The Love Guru is an extremely silly comedy that features jokes so old many were likely originally written in Sanskrit centuries ago, but it is so relentlessly upbeat, so good natured—and at 88 minutes, mercifully short—that it makes up in exuberance what it lacks in originality or actual laughs.

In the film self-help expert Guru Pitka (Mike Myers)—an orphaned American raised by gurus in an ashram in India—is hired by Toronto Maple Leafs owner Jane Bullard (Jessica Alba) and Coach Cherkov (Verne Troyer) to reunite star hockey player Darren Roanoke (Romany Malco) and his estranged wife (Meagan Good).
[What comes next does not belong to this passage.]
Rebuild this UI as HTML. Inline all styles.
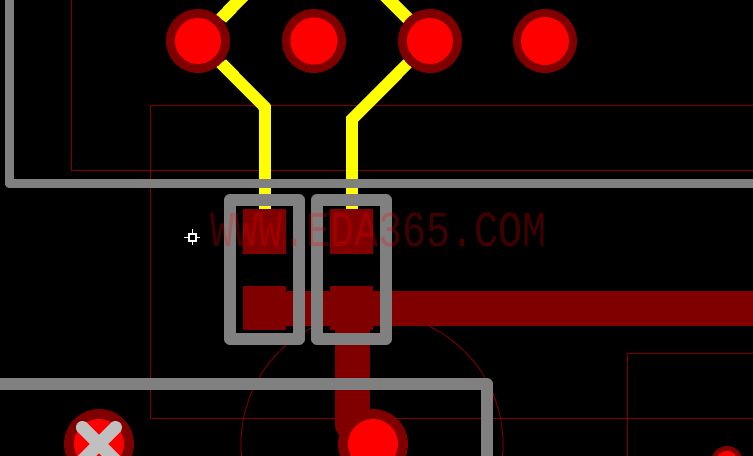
<!DOCTYPE html>
<html>
<head>
<meta charset="utf-8">
<style>
html,body{margin:0;padding:0;background:#000;width:753px;height:456px;overflow:hidden}
svg{display:block}
</style>
</head>
<body>
<svg width="753" height="456" viewBox="0 0 753 456" xmlns="http://www.w3.org/2000/svg">
<rect width="753" height="456" fill="#000"/>
<g shape-rendering="crispEdges">
<!-- thin outlines -->
<g fill="none" stroke="#800000" stroke-width="1">
<path d="M71.5 0V170.5H753"/>
<path d="M753 105.5H150.5V418.5H753"/>
<path d="M753 353.5H627.5V456"/>
<path d="M241.55 456A131 131 0 1 1 502.45 456"/>
</g>
<!-- yellow traces -->
<g fill="#ffff00">
<polygon points="230,0 248.3,0 226,22.7 216,15"/>
<polygon points="380,0 398,0 413.3,15.3 403.3,23.3"/>
<polygon points="226,59.3 271,105 271,209 259,209 259,110 216,66.7"/>
<polygon points="346,117 403.5,59.3 411.7,67.7 358,122 358,209 346,209"/>
</g>
<!-- dark red copper -->
<g fill="#800000">
<rect x="243" y="209" width="43" height="45"/>
<rect x="330" y="209" width="43" height="45"/>
<rect x="243" y="286" width="43" height="44"/>
<rect x="330" y="286" width="43" height="44"/>
<rect x="286" y="291" width="467" height="35"/>
</g>
<path d="M352.5 326V424L373 444" fill="none" stroke="#800000" stroke-width="35" stroke-linejoin="round"/>
<!-- vias -->
<g fill="#800000">
<circle cx="198" cy="41" r="32"/>
<circle cx="314" cy="41" r="32"/>
<circle cx="430" cy="41" r="32"/>
<circle cx="545" cy="41" r="32"/>
<path d="M340.12 456A35 35 0 1 1 405.88 456Z"/>
<path d="M66.12 456A35 35 0 1 1 131.88 456Z"/>
<path d="M712.17 456A16 16 0 0 1 741.83 456Z"/>
</g>
<g fill="#ff0000">
<circle cx="198" cy="41" r="23"/>
<circle cx="314" cy="41" r="23.5"/>
<circle cx="430" cy="41" r="23"/>
<circle cx="545" cy="41" r="24"/>
<path d="M351.07 456A25 25 0 1 1 394.93 456Z"/>
<path d="M77.07 456A25 25 0 1 1 120.93 456Z"/>
<path d="M717.78 456A11 11 0 0 1 736.22 456Z"/>
</g>
<!-- grey silkscreen -->
<g fill="none" stroke="#808080" stroke-linejoin="round">
<path d="M9.5 0V183.5H753" stroke-width="9"/>
<path d="M0 384H487V456" stroke-width="12"/>
<rect x="230" y="200" width="69" height="139" stroke-width="12"/>
<rect x="317" y="200" width="69" height="139" stroke-width="12"/>
</g>
<!-- cross -->
<g fill="#c0c0c0">
<polygon points="87.1,422.9 120.2,456 101.8,456 77.9,432.1"/>
<polygon points="110.9,422.9 77.8,456 96.2,456 120.1,432.1"/>
<circle cx="82.5" cy="427.5" r="6.5"/>
<circle cx="115.5" cy="427.5" r="6.5"/>
</g>
<!-- origin marker -->
<g fill="none" stroke="#fff">
<rect x="189" y="234" width="7" height="7" stroke-width="2"/>
<path d="M184 237.5H188M197 237.5H200M192.5 229V233M192.5 242V245" stroke-width="1"/>
</g>
</g>
<!-- watermark -->
<text transform="translate(210 246) scale(1 1.25)" x="0" y="0" font-family="'Liberation Mono',monospace" font-size="40" fill="#ff0000" fill-opacity="0.25">WWW.EDA365.COM</text>
</svg>
</body>
</html>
It seems after their split Roanoke’s wife took up with a rival, L.A. Kings star goalie Jacques “Le Coq” Grande (Justin Timberlake), and the thought of the two of them together has sent the Maple Leaf into a tailspin both personally and professionally. Pitka must work his mojo on Roanoke and his wife before the beginning of the Stanley Cup Finals if the Leafs have a chance at breaking the 40-year-old “Bullard Curse” and winning the championship.

The Love Guru will bring a smile to your face from time to time, and maybe even a few laughs but the comedy world has changed since Myers last unveiled a new character. In a movie landscape populated by Judd Apatow comedies, movies based in the real world with real world situations and laughs, The Love Guru seems antiquated, like a relic from a different time. It’s broad, anything-for-a-laugh ethos has more to do with Benny Hill than Seth Rogen—another Canadian vying for the King of Comedy crown—and feels about as relevant as a Carry On movie.

The structure of the movie and many of the jokes and situations seem familiar, as though they have been borrowed from Austin Powers and retooled for Guru Pitka. That sense of familiarity with the jokes may be a comfort to some viewers who might see it as a “greatest hits” repackaging of their old favorite jokes, but I was left with a strange sense of déjà vu, as though I had seen it all before, and it was funnier the last time.
Myers is never any less than 100% committed to the role, and his devotion to the character is obvious. He’s in it to win it, but the outrageousness of the character is overwhelmed by an endless stream (no pun intended) of urination and bathroom humor, short gags at the expense of 32-inch co-star Verne Troyer and penis jokes. The humor here can only be described as shameless and juvenile, but if the idea of two elephants having very public sex amuses you, then The Love Guru may be perfect for you.

In an unusual marketing move The Love Guru is being released opposite Steve Carell in Get Smart. The big studios usually try and avoid opening two similar movies on the same weekend but here are two of comedy’s biggest stars going head-to-head. Both films have their virtues; both are retro—Get Smart is based on a 60s sitcom, The Love Guru’s jokes seem somehow, let’s say, traditional—and both stars have considerable audience goodwill. Which will win out? Perhaps it depends on how enlightened, or not, your comedy tastes are.